12 Jun 2003


The lawsuit between the Santa Cruz Operation (SCO) and IBM has been roiling the free software world this past month. More disturbing than the lawsuit itself have been the public statements by representatives of SCO, which have irresponsibly suggested doubts about the legitimacy of free software overall.

SCO’s lawsuit asserts that IBM has breached contractual obligations between the two companies, and also that IBM has incorporated trade secret information concerning the design of the UNIX operating system into what SCO calls generally “Linux.” This latter claim has recently been expanded in extra-judicial statements by SCO employees and officers to include suggestions that “Linux” includes material copied from UNIX in violation of SCO’s copyrights. An allegation to this effect was contained in letters sent by SCO to 1500 of the world’s largest companies warning against use of free software on grounds of possible infringement liability.

It is crucial to clarify certain confusions that SCO’s spokesmen have shown no disposition to dispel. In the first place, SCO has used “Linux” to mean “all free software,” or “all free software constituting a UNIX-like operating system.” This confusion, which the Free Software Foundation warned against in the past, is here shown to have the misleading consequences the Foundation has often predicted. “Linux” is the name of the kernel most often used in free software systems. But the operating system as a whole contains many other components, many of them products of the Foundation’s GNU Project. GNU’s components are copyrighted works of the Free Software Foundation. GNU includes the C-compiler GCC, the GDB debugger, the C library Glibc, the bash shell, among other essential parts. The combination of GNU and the Linux kernel produces the GNU/Linux system, which is widely used on a variety of hardware and which \emph{taken together} duplicates many of the functions once performed by the UNIX operating system.

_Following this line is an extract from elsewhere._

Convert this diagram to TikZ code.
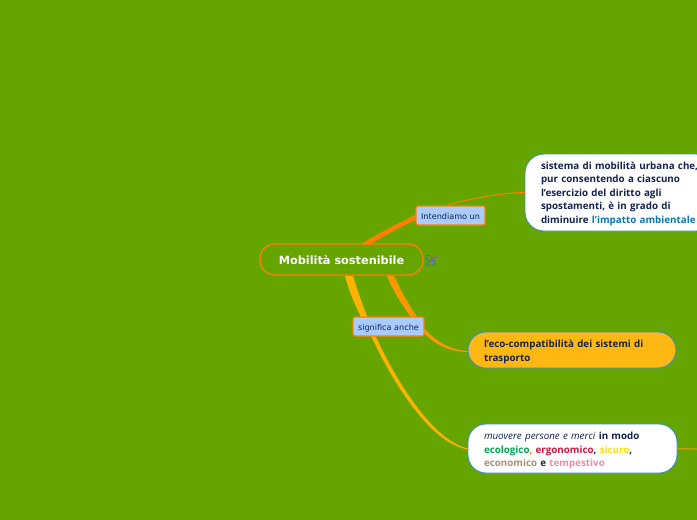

So has SCO alleged that trade secrets of UNIX’s originator, AT\&T—of which SCO is by intermediate transactions the successor in interest—have been incorporated by IBM in the Linux kernel, or in other parts of GNU? If the former, there is no justification for the broad statements urging the Fortune 1500 to be cautious about using free software, or GNU programs generally. If, on the other hand, SCO claims that GNU contains any UNIX trade secret or copyrighted material, the claim is almost surely false. Contributors to the GNU Project must follow the Free Software Foundation’s rules for the project, which specify—among other things—that contributors must not enter into non-disclosure agreements for technical information relevant to their work on GNU programs, and that they must not consult or make any use of source code from non-free programs, including specifically UNIX. Having supervised the legal aspects of the Foundation’s work for the last decade, I see no basis to believe that GNU contains any material about which SCO or anyone else could assert valid trade secret or copyright claims. Contributors could have lied to us in their copyright assignment statements, but failing wilful misrepresentation by a contributor, which has never happened in my experience, there is no significant likelihood that our supervision of the freedom of our free software has failed. I suspect that SCO agrees with me: despite the alarmist statements its employees have made, the Foundation has not been sued, nor has SCO, despite our requests, identified any work whose copyright the Foundation holds–including one version of the Linux kernel—that SCO asserts infringes its rights in any way.

Moreover, there are straightforward legal reasons why SCO’s assertions concerning claims against the Linux kernel or other free software are likely to fail. As to its trade secret claims, which are the only claims actually made in the lawsuit against IBM, there remains the simple fact that SCO has for years distributed copies of the Linux kernel as part of GNU/Linux free software systems. Those systems were distributed by SCO in full compliance with GPL, and therefore included complete source code. So SCO itself has continuously published, as part of its regular business, the material which it claims includes its trade secrets. There is simply no legal basis on which SCO can claim trade secret liability in others for material it widely and commercially published itself under a license that specifically permitted unrestricted copying and distribution.

The same fact stands as an irrevocable barrier to SCO’s claim that “Linux” violates SCO’s copyright on UNIX source code. Copyright, as I have pointed out here before, protects expressions, not ideas. Copyright on source code protects not how a program works, but only the specific language in which the functionality is expressed. A program written from scratch to express the function of an existing program in a new way does not infringe the original program’s copyright. GNU and Linux duplicate some aspects of UNIX functionality, but are independent bodies, not copies of existing expressions. But even if SCO could show that some portions of its UNIX source code were copied into the Linux kernel, the claim of copyright infringement would fail, because SCO has itself distributed the kernel under GPL. By doing so, SCO licensed everyone everywhere to copy, modify, and redistribute that code. SCO cannot now turn around and argue that code it sold people under GPL did not license the copying and redistribution of any copyrighted material of their own that code contained.

In the face of these facts, SCO’s public statements are at best misleading and irresponsible. In ten years of providing free legal assistance to free software developers, I have never before seen such a gross abuse of the principles of the free software community, by a participant who has profited handily from all our work. I hope that SCO will reconsider its ill-advised and irresponsible statements, and will immediately proceed to separate its commercial disagreements with IBM from its obligations and responsibilities to the free software community.